Investors are typically domestic institutional and private capital, but Schmidt mentions that some offshore activity is emerging, often via local partnerships.
Competition is becoming increasingly intense, as land availability tightens and rents stabilise and rise.
According to Cushman & Wakefield, Adelaide industrial and logistics assets had a vacancy rate of just 2.3 per cent in Q4 2025 – the lowest in the country. The firm also reports that Adelaide has less than 2.5 years of industrial land supply remaining based on current take-up.
The tightening is flowing through to rents: JLL research shows that industrial rents in the city’s north-western corridor have surged by up to 59 per cent over the past five years.
“Competition for well-located industrial assets has intensified, with continued demand for core-plus and value-add opportunities.
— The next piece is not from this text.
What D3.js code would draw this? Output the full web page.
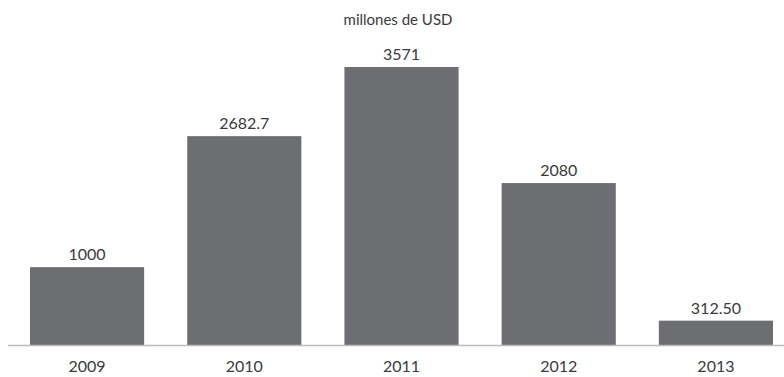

Land values throughout the inner-north and northern precincts continue to grow as supply tightens,” says Barrett.
McClurg notes the sector is also contending with broader construction challenges, with timelines impacted by labour shortages and productivity constraints.
The defence boom is only just beginning. Long-term government investment is set to reshape Adelaide for decades to come, firmly positioning it as a genuine alternative to Australia’s eastern capitals.
“This is best understood as a long-term structural shift, underpinned by decades-long defence investment rather than a short-term cyclical trend,” says McClurg.
“The next 10 years will see the improvement and growth outside of the Sydney and Melbourne focus.”